**Direction:** From the very first line of the data to the line containing "const sampleY = [0.151,-0.092,-0.130,-0.171,-0.253];", retype everything exactly, leaving the pictures behind.
──────────────────────────────
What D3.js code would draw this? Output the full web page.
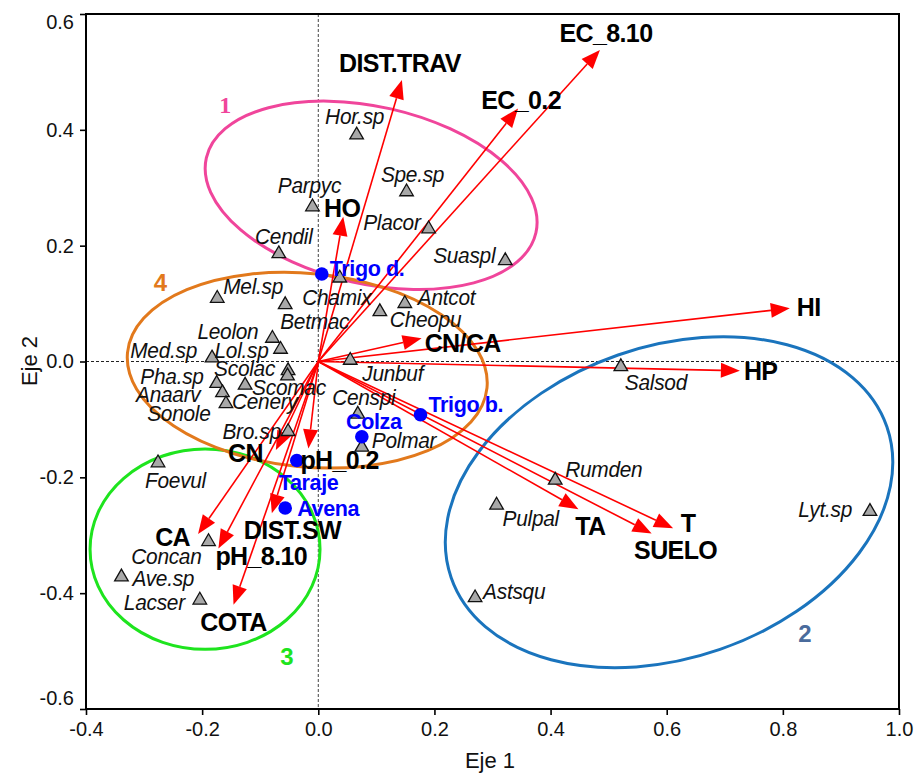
<!DOCTYPE html>
<html>
<head>
<meta charset="utf-8">
<script src="https://cdn.jsdelivr.net/npm/d3@7"></script>
<style>
  body { margin: 0; background: #fff; }
  svg { display: block; font-family: "Liberation Sans", Arial, sans-serif; }
</style>
</head>
<body>
<svg id="chart" width="915" height="773"></svg>
<script>
// ---- Species scores (axis 1, axis 2) ----
const speciesNames = ["Hor.sp","Spe.sp","Parpyc","Placor","Cendil","Suaspl","Chamix","Antcot","Cheopu",
  "Junbuf","Censpi","Polmar","Salsod","Rumden","Pulpal","Astsqu","Lyt.sp","Mel.sp","Betmac","Leolon",
  "Lol.sp","Med.sp","Scolac","Sonole","Scomac","Pha.sp","Anaarv","Cenery","Bro.sp","Foevul","Concan",
  "Ave.sp","Lacser"];
const speciesX = [0.066,0.152,-0.010,0.190,-0.068,0.322,0.037,0.149,0.106,
  0.055,0.068,0.075,0.521,0.408,0.307,0.270,0.950,-0.174,-0.057,-0.079,
  -0.065,-0.183,-0.052,-0.053,-0.126,-0.175,-0.165,-0.159,-0.052,-0.276,-0.189,
  -0.339,-0.204];
const speciesY = [0.391,0.293,0.267,0.229,0.186,0.174,0.144,0.100,0.086,
  0.002,-0.091,-0.148,-0.009,-0.205,-0.248,-0.408,-0.259,0.109,0.098,0.040,
  0.021,0.006,-0.016,-0.025,-0.041,-0.038,-0.054,-0.073,-0.121,-0.175,-0.311,
  -0.372,-0.412];

// ---- Sample scores ----
const sampleNames = ["Trigo d.","Trigo b.","Colza","Taraje","Avena"];
const sampleX = [0.006,0.176,0.075,-0.037,-0.057];
const sampleY = [0.151,-0.092,-0.130,-0.171,-0.253];

// ---- Environmental variables (arrow tips) ----
const varNames = ["DIST.TRAV","EC_8.10","EC_0.2","HO","HI","HP","CN/CA","TA","SUELO","T",
  "pH_0.2","CN","CA","pH_8.10","DIST.SW","COTA"];
const varX = [0.144,0.485,0.344,0.043,0.812,0.726,0.178,0.448,0.574,0.611,
  -0.017,-0.073,-0.207,-0.172,-0.080,-0.146];
const varY = [0.486,0.538,0.437,0.250,0.092,-0.016,0.040,-0.255,-0.297,-0.288,
  -0.150,-0.153,-0.298,-0.323,-0.262,-0.420];

// ---- Axis ticks ----
const xTicks = [-0.4,-0.2,0.0,0.2,0.4,0.6,0.8,1.0];
const yTicks = [-0.6,-0.4,-0.2,0.0,0.2,0.4,0.6];
const xTickLabels = ["-0.4","-0.2","0.0","0.2","0.4","0.6","0.8","1.0"];
const yTickLabels = ["-0.6","-0.4","-0.2","0.0","0.2","0.4","0.6"];

// ---- Group ellipses (centre, semi-axes in axis units, rotation in degrees) ----
const groupIds = ["1","2","3","4"];
const groupEllipses = {
  "1": {cx: 0.091, cy: 0.287, rx: 0.291, ry: 0.153, angle: 12.8, color: "#f0459b",
        lx: -0.160, ly: 0.443, font: "'Liberation Serif', 'Times New Roman', serif", weight: "bold", lcolor: "#f0459b"},
  "2": {cx: 0.604, cy: -0.243, rx: 0.397, ry: 0.269, angle: -19.1, color: "#1a74bd",
        lx: 0.838, ly: -0.469, font: "'Liberation Sans', Arial, sans-serif", weight: "bold", lcolor: "#4a6b9c"},
  "3": {cx: -0.195, cy: -0.324, rx: 0.198, ry: 0.173, angle: 0, color: "#1ee41e",
        lx: -0.054, ly: -0.510, font: "'Liberation Sans', Arial, sans-serif", weight: "bold", lcolor: "#1ee41e"},
  "4": {cx: -0.019, cy: -0.015, rx: 0.311, ry: 0.167, angle: 5.6, color: "#e2791c",
        lx: -0.272, ly: 0.137, font: "'Liberation Sans', Arial, sans-serif", weight: "bold", lcolor: "#e2791c"}
};

// ---- Label placement (pixel offsets from each point, text anchor) ----
const speciesLabelPos = {
  "Hor.sp":["middle",-2,-19], "Spe.sp":["middle",6,-18], "Parpyc":["middle",-3,-22],
  "Placor":["end",-8,-7], "Cendil":["middle",5,-17], "Suaspl":["end",-10,-5],
  "Chamix":["middle",-3,19], "Antcot":["start",13,-6], "Cheopu":["start",10,8],
  "Junbuf":["start",12,13], "Censpi":["middle",6,-17], "Polmar":["start",10,-7],
  "Salsod":["start",4,16], "Rumden":["start",10,-11], "Pulpal":["start",6,13],
  "Astsqu":["start",8,-7], "Lyt.sp":["end",-18,-2], "Mel.sp":["start",6,-12],
  "Betmac":["start",-5,17], "Leolon":["end",-14,-7], "Lol.sp":["end",-12,1],
  "Med.sp":["end",-15,-8], "Scolac":["end",-13,-2], "Sonole":["end",-77,37],
  "Scomac":["start",7,2], "Pha.sp":["end",-13,-7], "Anaarv":["end",-22,2],
  "Cenery":["start",6,-2], "Bro.sp":["end",-7,0], "Foevul":["start",-13,17],
  "Concan":["end",-7,15], "Ave.sp":["start",11,1], "Lacser":["end",-15,2]
};
const sampleLabelPos = {
  "Trigo d.":["start",8,-6], "Trigo b.":["start",8,-10], "Colza":["middle",12,-15],
  "Taraje":["start",-18,22], "Avena":["start",12,0]
};
const varLabelPos = {
  "DIST.TRAV":["middle",-2,-17], "EC_8.10":["middle",6,-17], "EC_0.2":["middle",3,-8],
  "HO":["middle",-1,-8], "HI":["start",7,-1], "HP":["start",4,0], "CN/CA":["start",3,5],
  "TA":["middle",12,17], "T":["middle",15,-5], "SUELO":["middle",24,17],
  "pH_0.2":["start",-8,12], "CN":["end",-13,3], "CA":["end",-8,3],
  "pH_8.10":["start",-3,8], "DIST.SW":["start",-28,17], "COTA":["middle",0,17]
};

// ---- Chart ----
const svg = d3.select("#chart");
const frameL = 86, frameR = 899, frameT = 14, frameB = 709;
const x = d3.scaleLinear().domain([-0.4, 1.0]).range([frameL, frameR]);
const y = d3.scaleLinear().domain([-0.6, 0.6]).range([frameB, frameT]);
const sx = x(1) - x(0), sy = y(0) - y(1);

// zero reference lines
svg.append("line").attr("x1", x(0)).attr("x2", x(0)).attr("y1", frameT).attr("y2", frameB)
  .attr("stroke", "#444").attr("stroke-width", 1).attr("stroke-dasharray", "3,2");
svg.append("line").attr("x1", frameL).attr("x2", frameR).attr("y1", y(0)).attr("y2", y(0))
  .attr("stroke", "#222").attr("stroke-width", 1).attr("stroke-dasharray", "3,2");

// group ellipses
const gEll = svg.append("g");
groupIds.forEach(id => {
  const e = groupEllipses[id];
  gEll.append("ellipse")
    .attr("transform", `translate(${x(e.cx)},${y(e.cy)}) rotate(${e.angle})`)
    .attr("rx", e.rx * sx).attr("ry", e.ry * sy)
    .attr("fill", "none").attr("stroke", e.color).attr("stroke-width", 3);
  gEll.append("text")
    .attr("x", x(e.lx)).attr("y", y(e.ly)).attr("dy", "0.35em")
    .attr("text-anchor", "middle")
    .style("font-family", e.font).style("font-weight", e.weight)
    .style("font-size", "24px")
    .attr("fill", e.lcolor).text(id);
});

// environmental arrows
const gArr = svg.append("g");
const ox = x(0), oy = y(0);
const headLen = 19, headHalf = 7.5;
varNames.forEach((n, i) => {
  const tx = x(varX[i]), ty = y(varY[i]);
  const dx = tx - ox, dy = ty - oy, L = Math.hypot(dx, dy);
  const ux = dx / L, uy = dy / L;
  const bx = tx - ux * headLen, by = ty - uy * headLen;
  gArr.append("line").attr("x1", ox).attr("y1", oy).attr("x2", bx).attr("y2", by)
    .attr("stroke", "#ff0000").attr("stroke-width", 1.6);
  gArr.append("path")
    .attr("d", `M${tx},${ty}L${bx - uy * headHalf},${by + ux * headHalf}L${bx + uy * headHalf},${by - ux * headHalf}Z`)
    .attr("fill", "#ff0000");
});

// species triangles
const tri = d3.symbol().type(d3.symbolTriangle).size(80);
svg.append("g").selectAll("path").data(speciesNames).join("path")
  .attr("d", tri)
  .attr("transform", (d, i) => `translate(${x(speciesX[i])},${y(speciesY[i])})`)
  .attr("fill", "#a8a8a8").attr("stroke", "#111").attr("stroke-width", 1.3);

// sample points
svg.append("g").selectAll("circle").data(sampleNames).join("circle")
  .attr("cx", (d, i) => x(sampleX[i])).attr("cy", (d, i) => y(sampleY[i]))
  .attr("r", 6.8).attr("fill", "#0000ff");

// labels
function addLabel(g, px, py, pos, txt, cls) {
  const [anchor, ddx, ddy] = pos;
  g.append("text")
    .attr("transform", `translate(${px + ddx},${py + ddy}) scale(${cls.scale},1)`)
    .attr("dy", "0.35em").attr("text-anchor", anchor)
    .style("font-size", cls.size).style("font-style", cls.style).style("font-weight", cls.weight)
    .style("letter-spacing", cls.ls)
    .attr("fill", cls.fill).text(txt);
}
const gLab = svg.append("g");
const spStyle = {size: "22px", style: "italic", weight: "normal", fill: "#111", scale: 0.95, ls: "-0.3px"};
const smStyle = {size: "22px", style: "normal", weight: "bold", fill: "#0000ff", scale: 0.98, ls: "-0.4px"};
const vrStyle = {size: "25px", style: "normal", weight: "bold", fill: "#000", scale: 1.0, ls: "-0.6px"};
speciesNames.forEach((n, i) => addLabel(gLab, x(speciesX[i]), y(speciesY[i]), speciesLabelPos[n], n, spStyle));
sampleNames.forEach((n, i) => addLabel(gLab, x(sampleX[i]), y(sampleY[i]), sampleLabelPos[n], n, smStyle));
varNames.forEach((n, i) => addLabel(gLab, x(varX[i]), y(varY[i]), varLabelPos[n], n, vrStyle));

// axes
const gx = svg.append("g").attr("transform", `translate(0,${frameB})`)
  .call(d3.axisBottom(x).tickValues(xTicks).tickFormat((d, i) => xTickLabels[i]).tickSize(6).tickPadding(7));
const gy = svg.append("g").attr("transform", `translate(${frameL},0)`)
  .call(d3.axisLeft(y).tickValues(yTicks).tickFormat((d, i) => yTickLabels[i]).tickSize(6).tickPadding(6));
[gx, gy].forEach(g => {
  g.select(".domain").remove();
  g.selectAll("line").attr("stroke", "#000").attr("stroke-width", 1.6);
  g.selectAll("text").style("font-size", "20px").style("font-family", "'Liberation Sans', Arial, sans-serif").attr("fill", "#111");
});
// end labels of the vertical axis sit inside the frame
gy.selectAll(".tick text").attr("y", d => d === 0.6 ? 8 : (d === -0.6 ? -11 : 0));

// frame
svg.append("rect").attr("x", frameL).attr("y", frameT).attr("width", frameR - frameL).attr("height", frameB - frameT)
  .attr("fill", "none").attr("stroke", "#000").attr("stroke-width", 2);

// axis titles
svg.append("text").attr("x", 490).attr("y", 760).attr("dy", "0.35em").attr("text-anchor", "middle")
  .style("font-size", "22px").attr("fill", "#111").text("Eje 1");
svg.append("text").attr("transform", "translate(29,361) rotate(-90)").attr("dy", "0.35em")
  .attr("text-anchor", "middle").style("font-size", "22px").attr("fill", "#111").text("Eje 2");
</script>
</body>
</html>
──────────────────────────────
**Answer:**
What D3.js code would draw this? Output the full web page.
<!DOCTYPE html>
<html>
<head>
<meta charset="utf-8">
<script src="https://cdn.jsdelivr.net/npm/d3@7"></script>
<style>
  body { margin: 0; background: #fff; }
  svg { display: block; font-family: "Liberation Sans", Arial, sans-serif; }
</style>
</head>
<body>
<svg id="chart" width="915" height="773"></svg>
<script>
// ---- Species scores (axis 1, axis 2) ----
const speciesNames = ["Hor.sp","Spe.sp","Parpyc","Placor","Cendil","Suaspl","Chamix","Antcot","Cheopu",
  "Junbuf","Censpi","Polmar","Salsod","Rumden","Pulpal","Astsqu","Lyt.sp","Mel.sp","Betmac","Leolon",
  "Lol.sp","Med.sp","Scolac","Sonole","Scomac","Pha.sp","Anaarv","Cenery","Bro.sp","Foevul","Concan",
  "Ave.sp","Lacser"];
const speciesX = [0.066,0.152,-0.010,0.190,-0.068,0.322,0.037,0.149,0.106,
  0.055,0.068,0.075,0.521,0.408,0.307,0.270,0.950,-0.174,-0.057,-0.079,
  -0.065,-0.183,-0.052,-0.053,-0.126,-0.175,-0.165,-0.159,-0.052,-0.276,-0.189,
  -0.339,-0.204];
const speciesY = [0.391,0.293,0.267,0.229,0.186,0.174,0.144,0.100,0.086,
  0.002,-0.091,-0.148,-0.009,-0.205,-0.248,-0.408,-0.259,0.109,0.098,0.040,
  0.021,0.006,-0.016,-0.025,-0.041,-0.038,-0.054,-0.073,-0.121,-0.175,-0.311,
  -0.372,-0.412];

// ---- Sample scores ----
const sampleNames = ["Trigo d.","Trigo b.","Colza","Taraje","Avena"];
const sampleX = [0.006,0.176,0.075,-0.037,-0.057];
const sampleY = [0.151,-0.092,-0.130,-0.171,-0.253];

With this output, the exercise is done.